Wie alle Teilnehmenden bekannte sich Grundböck klar zum Primat der Politik. Die Verwaltung, als Kontinuum und Art Staatsgedächtnis, sei jedoch gefordert, eigene Positionen zu formulieren und brauche ebenso einen eigenen öffentlichen Auftritt, umso mehr in einer Medienwelt, die zunehmend von KI geprägt werde. Damit könne nicht zuletzt das für die Demokratie so notwendige Vertrauen in Institutionen gestärkt werden.


Wie wichtig ein entsprechendes Selbstbewusstsein und aktive, zukunftsgerichtete Verwaltungen bzw. Öffentliche Dienste sind, zeigen demokratiegefährdende Versuche, Verwaltungen zu schwächen oder überhaupt zu zerschlagen, wie in den USA. Darin waren sich alle Teilnehmenden einig. In diesem Zusammenhang wurde erörtert, wie Verwaltung durch die Nutzung wissenschaftlicher Erkenntnisse und darauf fußender Methoden – etwa aus dem Bereich der Positiven Psychologie oder der translationalen Wissenschaftskommunikation, wie sie Lara Weisz, Kriminologin und Mitglied im Fachbeirat „Einsatzorganisationen in Demokratien“, in ihrer aktuellen Arbeit untersucht hat – zukunftsfit gemacht werden kann.

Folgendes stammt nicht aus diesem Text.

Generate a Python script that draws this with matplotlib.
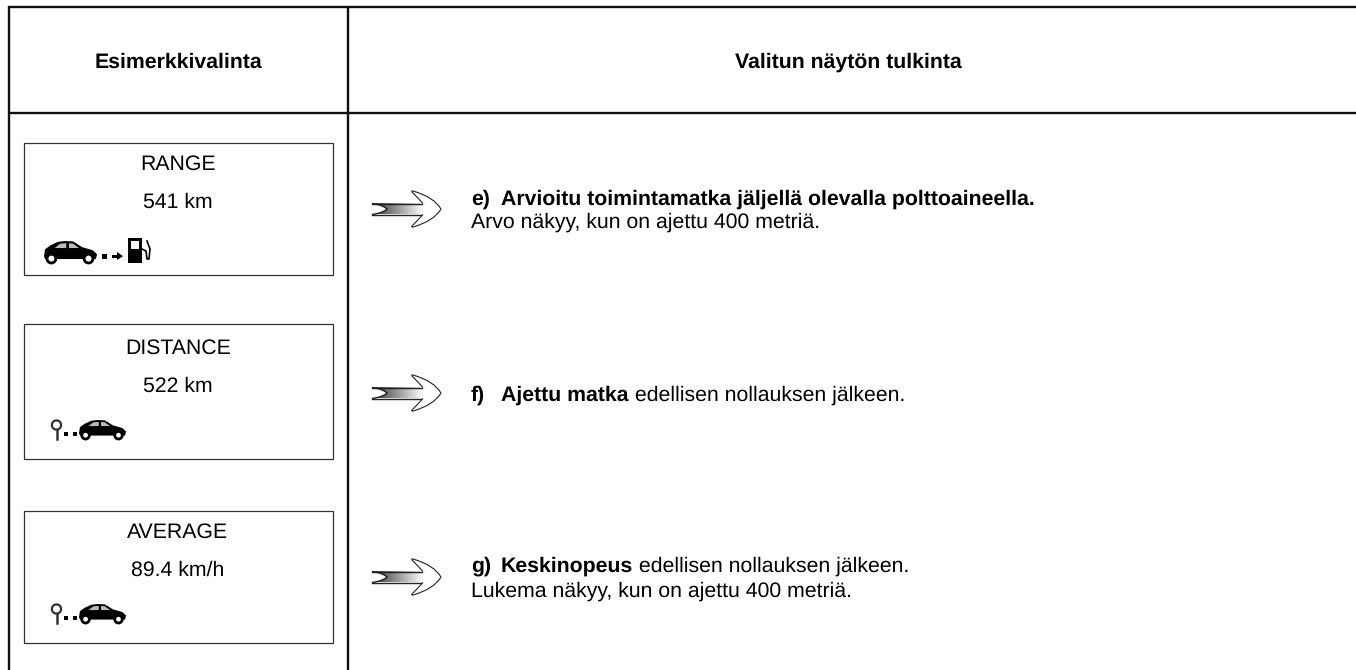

Aufbauend auf den Diskussionen beim Workshop wird das Thema „Öffentliche Verwaltung“ einen Schwerpunkt bei der Auftaktveranstaltung von „Empowering Democracy – Demokratie positiv gestalten“ am 13. November 2025 in Wien bilden. Dabei soll auch ein entsprechendes länderübergreifendes „Future Lab“ für Österreich, Deutschland und die Schweiz gestartet werden, kündigte der Vereinsvorsitzender Willi Sandrisser an.